The second is to be mindful of how the Brotherhood won all the elections after Mubarak’s fall — from the first, a referendum on constitutional amendments, through the elections for parliament and the presidency, up to and including the last, a referendum on the sharia constitution. In each instance, in venues from thousands of mosques to Sheikh Qaradawi’s popular Al Jazeera television show, Islamic leaders portrayed every contest as a struggle between Islam and the perceived “enemies of Islam” — Christians and secularist Muslims who are supposedly the cat’s paw of the hated Americans and Zionists. Egyptians — millions of them poor, illiterate, resentful, and more than content to see elections in those terms — voted for Islamic supremacists every time, usually by landslide margins.
Why do you think the Muslim Brotherhood and its allies are torching Christian churches throughout the country? To be sure, doing so is consistent with their supremacist ideology. But the main reason is tactical. In the Egyptian mind, attacking Christians converts the controversy over Morsi’s removal from a matter of the Brotherhood’s governmental incompetence and malevolence to another pitched battle between Islam and the “enemies of Islam.”

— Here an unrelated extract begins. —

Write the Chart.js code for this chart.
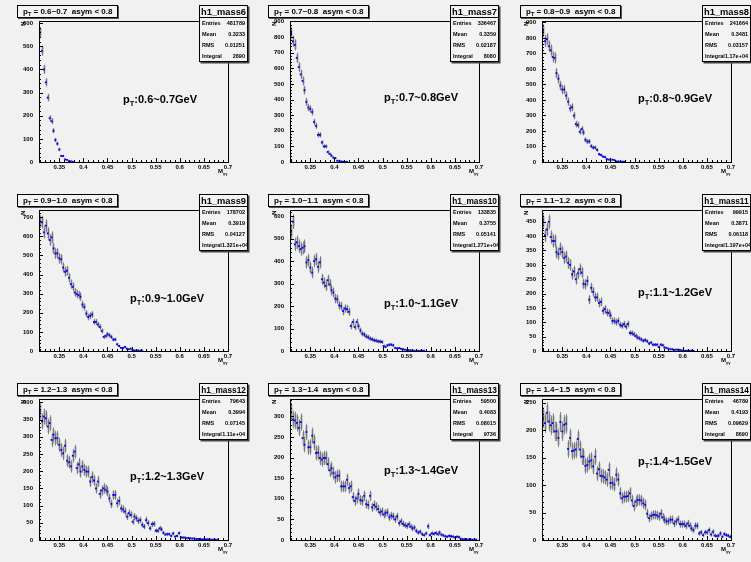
<!DOCTYPE html>
<html>
<head>
<meta charset="utf-8">
<script src="https://cdn.jsdelivr.net/npm/chart.js@4.4.1/dist/chart.umd.min.js"></script>
<style>
html, body { margin: 0; padding: 0; background: #fff; }
#wrap { position: relative; width: 751px; height: 562px; overflow: hidden; background: #f1f1f1;
        font-family: "Liberation Sans", Arial, sans-serif; font-weight: bold; color: #000; }
.pad { position: absolute; width: 250px; height: 189px; }
.pad canvas { position: absolute; left: 0; top: 0; }
.tbox { position: absolute; left: 17px; top: 5px; height: 11px; line-height: 11px; padding: 0 5px;
        font-size: 8px; border: 1px solid #000; background: #f3f3f3; box-shadow: 1px 1px 0 #555; white-space: pre; }
.stats { position: absolute; left: 199px; top: 5px; width: 47px; height: 55px; border: 1px solid #000;
         background: #f3f3f3; box-shadow: 1.5px 1.5px 0 #444; }
.sname { height: 11px; line-height: 12px; text-align: center; border-bottom: 1px solid #000; white-space: nowrap; overflow: hidden; }
.srow { height: 11px; line-height: 11px; font-size: 5.5px; display: flex; justify-content: space-between; padding: 0 2px; white-space: nowrap; }
.lab { position: absolute; font-size: 11px; white-space: nowrap; transform: translateY(-50%); }
.sub { font-size: 7.5px; position: relative; top: 3px; }
.ytit { position: absolute; left: 20px; top: 26px; font-size: 6px; transform: rotate(-90deg); transform-origin: left top; }
.xtit { position: absolute; left: 218px; top: 168px; font-size: 6px; white-space: nowrap; }
.xtit span { font-size: 4px; position: relative; top: 2px; }
</style>
</head>
<body>
<div id="wrap"></div>
<script>
// binning of the histograms (M_gg axis)
const binLow = 0.308;
const binWidth = 0.004;
const xTicks = [0.35, 0.4, 0.45, 0.5, 0.55, 0.6, 0.65, 0.7];

// bin contents, one array per pT slice
const mass6 = [559,480,400,344,278,189,176,135,95,79,54,26,26,11,9,3,3,1];
const mass7 = [826,773,750,667,608,561,519,460,385,349,339,320,256,231,174,174,125,100,100,64,51,40,28,25,8,8,4,2,1,1];
const mass8 = [846,779,792,746,720,677,671,573,537,493,467,467,428,389,346,353,299,244,238,195,212,190,143,132,132,102,93,93,78,50,45,35,32,19,15,15,15,13,4,4,2,2,2];
const mass9 = [677,674,621,656,616,581,595,537,511,511,485,480,437,415,420,383,350,336,306,298,292,284,243,231,196,178,184,191,152,152,138,126,105,74,79,88,82,74,60,60,35,26,16,16,21,12,9,12,5,3,3,3,2,2];
const mass10 = [530,575,474,483,466,453,459,466,394,404,371,349,400,408,374,394,319,304,290,315,296,270,260,233,230,203,199,177,189,186,174,111,129,107,129,110,91,77,73,65,61,55,52,48,46,43,42,40,22,18,25,28,28,25,13,12,13,10,8,6,4,4,3,3,1,1,1,1,1,1];
const mass11 = [450,403,423,450,397,383,383,344,338,356,344,324,329,307,300,267,277,250,270,285,273,234,232,244,179,220,206,187,187,167,171,140,146,134,132,124,105,105,100,105,91,88,93,85,94,63,62,58,52,47,44,40,36,38,34,26,29,22,22,22,14,22,20,12,11,8,6,6,4,5,5,4,2,1,1,1,1,1,1];
const mass12 = [374,345,359,354,330,340,291,306,296,296,277,262,252,274,231,226,214,245,257,209,220,199,214,204,199,199,170,183,173,150,170,134,144,150,146,141,121,105,131,131,107,114,92,89,83,68,78,73,53,68,63,56,58,44,39,58,49,34,46,47,27,27,34,31,21,16,17,17,12,19,10,12,20,8,7,7,5,6,5,4,5,3,3,3,2,2,2,2,2,1,1,1,1];
const mass13 = [311,292,290,284,272,286,247,231,262,225,225,253,237,211,212,199,195,199,199,184,169,174,162,152,156,156,130,130,130,146,126,130,104,95,101,112,97,95,107,87,85,107,79,85,81,75,67,69,62,65,67,55,59,57,50,57,41,45,39,36,34,38,32,28,30,22,18,20,14,12,16,33,12,16,15,17,14,18,13,11,9,8,10,9,8,6,8,7,3,2,2,2,1,2,1,1,1];
const mass14 = [223,213,232,216,209,213,198,198,186,215,198,210,212,166,186,162,163,165,184,165,152,152,135,137,143,145,134,152,121,129,117,116,114,110,128,104,104,101,119,110,85,76,79,79,80,85,72,62,70,73,73,72,67,64,48,40,44,46,46,45,43,48,41,37,34,34,37,37,30,34,37,29,29,29,26,30,26,21,18,26,26,12,14,9,14,14,18,10,15,8,7,8,12,6,11,9,8,6];

const allCounts = [mass6, mass7, mass8, mass9, mass10, mass11, mass12, mass13, mass14];

// texts of the stat boxes and titles
const histNames = ['h1_mass6','h1_mass7','h1_mass8','h1_mass9','h1_mass10','h1_mass11','h1_mass12','h1_mass13','h1_mass14'];
const ptRanges = ['0.6~0.7','0.7~0.8','0.8~0.9','0.9~1.0','1.0~1.1','1.1~1.2','1.2~1.3','1.3~1.4','1.4~1.5'];
const entries = ['481789','336467','241664','178702','133835','99915','79643','59500','46789'];
const means = ['0.3233','0.3359','0.3481','0.3919','0.3755','0.3871','0.3994','0.4083','0.4193'];
const rmsVals = ['0.01251','0.02187','0.03157','0.04127','0.05141','0.06118','0.07145','0.08015','0.09629'];
const integrals = ['2890','8080','1.17e+04','1.321e+04','1.271e+04','1.197e+04','1.11e+04','9736','8690'];

// y axis ranges
const yMax = [609, 903, 909, 738, 627, 491, 410, 342, 257];
const yStep = [100, 100, 100, 100, 100, 50, 50, 50, 50];
// error bar scale (err = k * sqrt(N))
const errK = [1.0, 1.3, 1.4, 1.3, 1.4, 1.2, 1.25, 1.25, 1.25];

// layout
const colX = [0, 251, 503];
const rowY = [0, 189, 378];
const labelPos = [[123,99],[133,97],[135,98],[130,109],[133,114],[135,103],[130,98],[133,92],[135,83]];

const tickFont = { family: '"Liberation Sans", Arial, sans-serif', size: 6, weight: 'bold' };

// error bars, frame and inward ROOT style ticks
const rootFrame = {
  id: 'rootFrame',
  beforeDatasetsDraw(chart, args, opts) {
    const { ctx, chartArea: a, scales: { x, y } } = chart;
    ctx.save();
    ctx.beginPath();
    ctx.rect(a.left, a.top, a.width, a.height);
    ctx.clip();
    chart.data.datasets[0].data.forEach(p => {
      const e = opts.k * Math.sqrt(p.y);
      const px = Math.round(x.getPixelForValue(p.x)) + 0.5;
      const yt = y.getPixelForValue(p.y + e);
      const yb = y.getPixelForValue(Math.max(0, p.y - e));
      ctx.fillStyle = 'rgba(175,175,175,0.55)';
      ctx.fillRect(px - 1.5, yt + (yb - yt) * 0.12, 3, (yb - yt) * 0.76);
      ctx.strokeStyle = 'rgba(40,40,40,0.85)';
      ctx.lineWidth = 0.6;
      ctx.beginPath();
      ctx.moveTo(px, yt);
      ctx.lineTo(px, yb);
      ctx.stroke();
    });
    ctx.restore();
  },
  afterDraw(chart, args, opts) {
    const { ctx, chartArea: a, scales: { x, y } } = chart;
    ctx.save();
    ctx.strokeStyle = '#000';
    ctx.lineWidth = 1;
    ctx.strokeRect(Math.round(a.left) + 0.5, Math.round(a.top) + 0.5, Math.round(a.width), Math.round(a.height));
    ctx.beginPath();
    // x ticks every 0.01, major every 0.05
    for (let k = 31; k <= 70; k++) {
      const px = Math.round(x.getPixelForValue(k / 100)) + 0.5;
      const len = k % 5 === 0 ? 4 : 2;
      ctx.moveTo(px, a.bottom);
      ctx.lineTo(px, a.bottom - len);
    }
    // y ticks
    const minor = opts.step / 5;
    for (let v = 0; v <= y.max; v += minor) {
      const py = Math.round(y.getPixelForValue(v)) + 0.5;
      const len = Math.abs(v / opts.step - Math.round(v / opts.step)) < 1e-6 ? 4 : 2;
      ctx.moveTo(a.left, py);
      ctx.lineTo(a.left + len, py);
    }
    ctx.stroke();
    ctx.restore();
  }
};

const wrap = document.getElementById('wrap');

allCounts.forEach((counts, p) => {
  const col = p % 3, row = Math.floor(p / 3);
  const pad = document.createElement('div');
  pad.className = 'pad';
  pad.style.left = colX[col] + 'px';
  pad.style.top = rowY[row] + 'px';
  wrap.appendChild(pad);

  const cv = document.createElement('canvas');
  cv.width = 250;
  cv.height = 189;
  pad.appendChild(cv);

  const pts = counts.map((v, i) => ({ x: binLow + binWidth * (i + 0.5), y: v }));
  const step = yStep[p];

  new Chart(cv.getContext('2d'), {
    type: 'scatter',
    data: {
      datasets: [{
        data: pts,
        pointStyle: 'rect',
        pointRadius: 1.3,
        backgroundColor: '#0000ff',
        borderColor: '#0000ff',
        borderWidth: 0
      }]
    },
    options: {
      responsive: false,
      animation: false,
      events: [],
      layout: { padding: { top: 21, right: 22, left: 0, bottom: 0 } },
      plugins: {
        legend: { display: false },
        tooltip: { enabled: false },
        rootFrame: { k: errK[p], step: step }
      },
      scales: {
        x: {
          type: 'linear',
          min: binLow,
          max: 0.7,
          afterBuildTicks: s => { s.ticks = xTicks.map(v => ({ value: v })); },
          afterFit: s => { s.height = 27; },
          grid: { display: false, drawTicks: false },
          border: { display: false },
          ticks: {
            font: tickFont, color: '#000', padding: 2, maxRotation: 0, autoSkip: false,
            callback: v => String(+v.toFixed(2))
          }
        },
        y: {
          min: 0,
          max: yMax[p],
          afterBuildTicks: s => {
            const t = [];
            for (let v = 0; v <= yMax[p]; v += step) t.push({ value: v });
            s.ticks = t;
          },
          afterFit: s => { s.width = 39; },
          grid: { display: false, drawTicks: false },
          border: { display: false },
          ticks: { font: tickFont, color: '#000', padding: 6, autoSkip: false }
        }
      }
    },
    plugins: [rootFrame]
  });

  // title box
  const tb = document.createElement('div');
  tb.className = 'tbox';
  tb.innerHTML = 'p<span class="sub" style="font-size:5.5px;top:2px">T</span> = ' + ptRanges[p] + '  asym &lt; 0.8';
  pad.appendChild(tb);

  // stat box
  const st = document.createElement('div');
  st.className = 'stats';
  const nameSize = histNames[p].length > 8 ? 8.3 : 9.3;
  st.innerHTML = '<div class="sname" style="font-size:' + nameSize + 'px">' + histNames[p] + '</div>' +
    '<div class="srow"><span>Entries</span><span>' + entries[p] + '</span></div>' +
    '<div class="srow"><span>Mean</span><span>' + means[p] + '</span></div>' +
    '<div class="srow"><span>RMS</span><span>' + rmsVals[p] + '</span></div>' +
    '<div class="srow"><span>Integral</span><span>' + integrals[p] + '</span></div>';
  pad.appendChild(st);

  // pT label
  const lb = document.createElement('div');
  lb.className = 'lab';
  lb.style.left = labelPos[p][0] + 'px';
  lb.style.top = labelPos[p][1] + 'px';
  lb.innerHTML = 'p<span class="sub">T</span>:' + ptRanges[p] + 'GeV';
  pad.appendChild(lb);

  // axis titles
  const yt = document.createElement('div');
  yt.className = 'ytit';
  yt.textContent = 'N';
  pad.appendChild(yt);
  const xt = document.createElement('div');
  xt.className = 'xtit';
  xt.innerHTML = 'M<span>\u03b3\u03b3</span>';
  pad.appendChild(xt);
});
</script>
</body>
</html>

Obviously, millions of Egyptians do not see things this way. But if those Egyptians were a majority, Islamic supremacists would never have won control of the government in the first place. In Egypt, the Brotherhood is savaging Christians because . . . it works. General Sisi is not doing enough to protect besieged Christian communities because, even if he is privately inclined to do so, he knows that many of his rank-and-file soldiers are not.